(Task details): Your task is to filter the data below down to the lines holding "this".

(Data entries):
+--
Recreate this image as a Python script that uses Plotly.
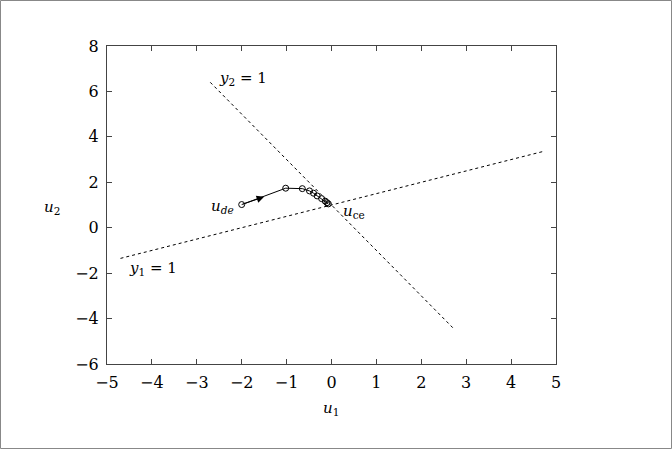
+--
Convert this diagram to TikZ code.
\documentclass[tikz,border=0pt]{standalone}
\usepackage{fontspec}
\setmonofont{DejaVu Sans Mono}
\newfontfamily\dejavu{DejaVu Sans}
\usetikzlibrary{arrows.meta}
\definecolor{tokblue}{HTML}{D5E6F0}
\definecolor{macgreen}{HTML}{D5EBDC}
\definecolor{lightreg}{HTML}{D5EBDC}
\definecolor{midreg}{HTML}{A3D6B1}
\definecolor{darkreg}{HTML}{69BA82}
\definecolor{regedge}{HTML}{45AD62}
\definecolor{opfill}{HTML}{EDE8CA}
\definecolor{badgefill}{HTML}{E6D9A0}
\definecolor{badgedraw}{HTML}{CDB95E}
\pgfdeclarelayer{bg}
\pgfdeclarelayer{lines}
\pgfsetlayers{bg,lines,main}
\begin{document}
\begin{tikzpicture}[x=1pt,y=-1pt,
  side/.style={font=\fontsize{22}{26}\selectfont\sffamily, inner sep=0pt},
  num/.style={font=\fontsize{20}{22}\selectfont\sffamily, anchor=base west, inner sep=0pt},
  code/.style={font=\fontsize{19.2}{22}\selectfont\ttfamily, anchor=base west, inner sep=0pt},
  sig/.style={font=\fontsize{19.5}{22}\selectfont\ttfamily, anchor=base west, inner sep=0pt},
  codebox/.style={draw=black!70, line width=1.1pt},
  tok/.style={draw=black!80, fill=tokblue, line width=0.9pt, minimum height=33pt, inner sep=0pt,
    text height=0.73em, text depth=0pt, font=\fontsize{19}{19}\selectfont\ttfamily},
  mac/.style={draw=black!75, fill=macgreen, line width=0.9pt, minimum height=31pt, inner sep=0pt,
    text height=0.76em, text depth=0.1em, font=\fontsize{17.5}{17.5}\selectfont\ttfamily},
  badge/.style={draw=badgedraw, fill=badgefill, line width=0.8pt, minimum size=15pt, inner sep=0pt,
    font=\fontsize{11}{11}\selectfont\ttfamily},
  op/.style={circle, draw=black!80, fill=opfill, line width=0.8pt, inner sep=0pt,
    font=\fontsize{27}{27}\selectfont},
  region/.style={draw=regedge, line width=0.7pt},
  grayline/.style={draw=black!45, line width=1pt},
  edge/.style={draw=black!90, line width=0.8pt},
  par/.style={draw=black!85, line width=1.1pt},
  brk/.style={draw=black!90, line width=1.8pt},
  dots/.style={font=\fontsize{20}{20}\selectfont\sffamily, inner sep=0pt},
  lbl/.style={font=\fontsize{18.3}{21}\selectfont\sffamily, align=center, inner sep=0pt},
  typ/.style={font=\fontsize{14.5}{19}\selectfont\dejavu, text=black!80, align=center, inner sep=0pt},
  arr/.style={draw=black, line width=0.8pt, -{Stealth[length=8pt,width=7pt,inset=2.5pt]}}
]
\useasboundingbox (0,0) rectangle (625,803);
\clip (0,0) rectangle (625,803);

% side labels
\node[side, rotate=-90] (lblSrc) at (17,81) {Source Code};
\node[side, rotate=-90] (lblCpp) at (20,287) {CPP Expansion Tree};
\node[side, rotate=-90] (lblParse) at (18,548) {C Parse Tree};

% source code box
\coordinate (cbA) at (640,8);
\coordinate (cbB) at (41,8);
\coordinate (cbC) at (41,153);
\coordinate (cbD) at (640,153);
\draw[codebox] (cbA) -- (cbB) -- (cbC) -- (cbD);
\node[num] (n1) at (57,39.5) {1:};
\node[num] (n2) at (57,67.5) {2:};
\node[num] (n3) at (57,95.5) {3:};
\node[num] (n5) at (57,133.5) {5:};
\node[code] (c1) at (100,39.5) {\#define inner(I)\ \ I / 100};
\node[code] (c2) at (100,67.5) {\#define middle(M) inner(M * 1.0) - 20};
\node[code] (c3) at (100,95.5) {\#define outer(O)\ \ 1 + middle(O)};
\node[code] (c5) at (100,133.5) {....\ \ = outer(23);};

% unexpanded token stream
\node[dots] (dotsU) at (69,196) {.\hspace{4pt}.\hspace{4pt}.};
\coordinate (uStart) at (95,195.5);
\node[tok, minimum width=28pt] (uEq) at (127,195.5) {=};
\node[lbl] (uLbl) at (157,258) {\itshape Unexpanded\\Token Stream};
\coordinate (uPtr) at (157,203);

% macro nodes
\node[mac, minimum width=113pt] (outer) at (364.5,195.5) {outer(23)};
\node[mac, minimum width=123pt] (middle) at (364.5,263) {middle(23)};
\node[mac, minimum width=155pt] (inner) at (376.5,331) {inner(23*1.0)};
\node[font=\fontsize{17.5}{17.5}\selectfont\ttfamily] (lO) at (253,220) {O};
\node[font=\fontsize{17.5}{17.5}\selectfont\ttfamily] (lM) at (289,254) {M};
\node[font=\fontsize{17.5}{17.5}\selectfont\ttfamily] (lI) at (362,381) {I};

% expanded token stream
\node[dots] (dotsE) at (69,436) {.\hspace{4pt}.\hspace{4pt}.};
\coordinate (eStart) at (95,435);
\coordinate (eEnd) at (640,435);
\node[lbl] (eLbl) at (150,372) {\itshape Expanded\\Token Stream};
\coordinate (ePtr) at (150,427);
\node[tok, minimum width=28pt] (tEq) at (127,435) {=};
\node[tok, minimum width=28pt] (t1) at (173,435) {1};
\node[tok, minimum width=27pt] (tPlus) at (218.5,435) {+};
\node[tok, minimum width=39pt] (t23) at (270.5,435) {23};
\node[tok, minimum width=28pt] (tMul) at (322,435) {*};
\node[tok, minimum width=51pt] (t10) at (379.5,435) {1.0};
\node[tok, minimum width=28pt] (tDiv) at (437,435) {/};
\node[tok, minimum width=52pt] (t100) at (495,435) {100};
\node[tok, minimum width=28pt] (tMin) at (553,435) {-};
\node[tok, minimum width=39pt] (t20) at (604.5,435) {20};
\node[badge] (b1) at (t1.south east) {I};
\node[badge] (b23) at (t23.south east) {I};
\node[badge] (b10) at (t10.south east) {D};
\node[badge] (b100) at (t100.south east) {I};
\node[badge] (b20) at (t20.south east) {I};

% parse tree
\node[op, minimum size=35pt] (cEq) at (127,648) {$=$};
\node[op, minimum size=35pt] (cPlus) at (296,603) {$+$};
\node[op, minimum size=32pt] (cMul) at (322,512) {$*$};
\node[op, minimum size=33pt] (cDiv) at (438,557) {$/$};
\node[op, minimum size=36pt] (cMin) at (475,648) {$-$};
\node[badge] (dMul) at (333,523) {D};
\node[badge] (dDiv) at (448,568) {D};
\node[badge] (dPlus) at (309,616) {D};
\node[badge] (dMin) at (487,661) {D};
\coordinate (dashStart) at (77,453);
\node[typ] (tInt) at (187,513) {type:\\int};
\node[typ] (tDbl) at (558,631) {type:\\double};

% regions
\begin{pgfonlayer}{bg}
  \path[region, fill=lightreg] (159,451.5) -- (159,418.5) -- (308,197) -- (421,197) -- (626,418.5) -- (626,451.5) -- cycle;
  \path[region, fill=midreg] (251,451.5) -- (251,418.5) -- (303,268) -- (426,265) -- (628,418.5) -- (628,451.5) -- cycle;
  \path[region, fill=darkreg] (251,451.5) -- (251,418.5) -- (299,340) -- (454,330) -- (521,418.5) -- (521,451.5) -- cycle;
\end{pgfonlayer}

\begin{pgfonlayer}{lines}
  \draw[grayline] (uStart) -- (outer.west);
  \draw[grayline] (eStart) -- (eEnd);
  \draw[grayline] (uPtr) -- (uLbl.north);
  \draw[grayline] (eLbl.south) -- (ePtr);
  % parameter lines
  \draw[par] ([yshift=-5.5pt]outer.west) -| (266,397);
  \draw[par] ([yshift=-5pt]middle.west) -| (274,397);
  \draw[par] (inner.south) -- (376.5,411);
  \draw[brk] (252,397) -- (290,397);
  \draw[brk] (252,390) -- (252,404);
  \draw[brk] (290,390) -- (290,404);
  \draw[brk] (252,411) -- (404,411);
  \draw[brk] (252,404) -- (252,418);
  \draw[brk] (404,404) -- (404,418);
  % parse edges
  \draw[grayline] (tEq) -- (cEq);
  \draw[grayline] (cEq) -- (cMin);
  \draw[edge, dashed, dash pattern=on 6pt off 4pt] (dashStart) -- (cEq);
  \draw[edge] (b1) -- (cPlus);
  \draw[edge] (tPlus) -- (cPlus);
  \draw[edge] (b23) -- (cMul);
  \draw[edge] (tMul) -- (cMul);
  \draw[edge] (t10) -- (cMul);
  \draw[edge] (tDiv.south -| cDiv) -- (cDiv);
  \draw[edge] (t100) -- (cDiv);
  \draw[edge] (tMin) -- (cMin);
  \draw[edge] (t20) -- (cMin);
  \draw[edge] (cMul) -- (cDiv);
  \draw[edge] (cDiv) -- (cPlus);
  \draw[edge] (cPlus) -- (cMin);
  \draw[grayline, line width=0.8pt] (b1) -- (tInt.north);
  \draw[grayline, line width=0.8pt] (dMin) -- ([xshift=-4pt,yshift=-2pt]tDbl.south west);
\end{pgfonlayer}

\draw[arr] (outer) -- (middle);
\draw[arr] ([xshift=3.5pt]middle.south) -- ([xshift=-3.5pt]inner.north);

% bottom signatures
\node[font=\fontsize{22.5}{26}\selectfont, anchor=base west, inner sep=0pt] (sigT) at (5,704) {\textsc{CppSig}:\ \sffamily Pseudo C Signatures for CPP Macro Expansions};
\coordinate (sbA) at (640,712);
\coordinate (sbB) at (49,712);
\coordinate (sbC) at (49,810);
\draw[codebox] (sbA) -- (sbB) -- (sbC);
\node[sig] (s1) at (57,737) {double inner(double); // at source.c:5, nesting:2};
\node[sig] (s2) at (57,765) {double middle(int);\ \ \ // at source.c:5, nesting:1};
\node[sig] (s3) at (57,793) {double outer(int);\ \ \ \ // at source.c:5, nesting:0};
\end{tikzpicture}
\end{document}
+--
(Final result):
Recreate this image as a Python script that uses Plotly.
Convert this diagram to TikZ code.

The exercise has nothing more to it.